The National Museum Lagos has been selected as a beneficiary of the Bank of America Arts Conservation Project 2022.
The museum is among 19 major global art conservation projects to be selected.
The selection comes with $40,000 grants.
According to a statement signed Prof. Abba Isa Tijani, Director-General, National Commission for Museums and Monuments, NCMM, revealed that funding from the grant will be used to restore 350 Igbo-Ukwu bronze objects.
He explained that historically inimitable bronze objects come from a culture that may be the earliest known example of bronze casting in the region.
This grant, the DG NCMM said is the first ever funding received for the conservation of the Igbo-Ukwu bronzes.
“Bank of America’s Art Conservation Project has supported the conservation of more than 6,000 individual pieces since 2010, including paintings, sculptures, and archaeological and architectural pieces of critical importance to cultural heritage and the history of art. More than 200 projects across 39 countries have been managed by non-profit cultural institutions that receive grant funding to conserve historically or culturally significant works of art that are in danger of deterioration. “
He stressed that the National Museum Lagos will restore the Igbo-Ukwu Bronzes, elaborately decorated bronze works dating from the 9th century, in need of conservation to keep the objects in proper form.
The Bank of America Art Conservation Project grant, he therefore said, “will enable the Nigerian National Museum to conduct a structural analysis, consolidation and full conservation and treatment of a total of 350 culturally significant objects of Igbo-Ukwu origin in its collection, beginning with a selection of 150 Igbo-Ukwu bronze objects.
“The conservation process will take approximately 8 months on site at the National Museum and will involve support from an expert conservator.
“The grant which is about 40,000USD provides an avenue for proper and adequate conservation of Igbo-Ukwu objects, especially some that are already corroded and needs to be restored. It allows the National Commission for Museums and Monuments the opportunity to exhibit objects in their best states for public education and enlightenment.” said Abba Isa Tijani, Director-General of the National Commission for Museums and Monuments in Nigeria.

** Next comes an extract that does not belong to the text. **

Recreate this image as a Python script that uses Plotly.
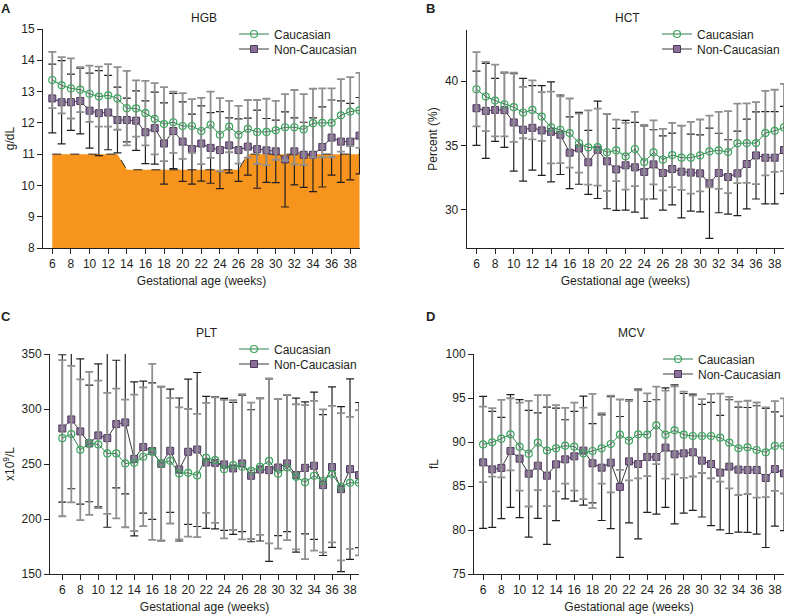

The discovery of the Igbo-Ukwu bronzes was accidental, found in 1938 when a man tried to dig a water cistern in his compound in a village called Igbo-Ukwu- Anambra State Nigeria. Upon scientific excavation of the site in 1959, radiocarbon dating placed the site to 850 CE, which could make the Igbo-Ukwu culture the earliest known example of bronze casting in the region. These Igbo-Ukwu bronzes also represent the earliest examples of copper alloy (copper and tin) art in Sub-Saharan Africa. The people of Igbo-Ukwu were likely among the first groups of West Africans to use the lost wax hollow casting technique, also known as cire perdue, to produce these bronze sculptures.
The National Museum Lagos is one of 19 significant art restoration projects selected for the 2022 Bank of America Art Conservation Project, representing a diverse range of artistic styles, media, and cultural traditions across the U.S., the U.K., Australia, Ghana, Ireland, Spain, France and Mexico. Institutions receiving support from Bank of America this year include, National Museum of Ghana, Notre-Dame de Paris, Trinity College Library Dublin, Museo Thyssen-Bornemisza Madrid, and more.
“Through the Art Conservation Project, we have an opportunity to shine a light on the perpetual need for conservation and preservation. Our support helps ensure that future generations can celebrate and enjoy these historic works of art for years to come.” said Brian Siegel, global arts and heritage executive at Bank of America.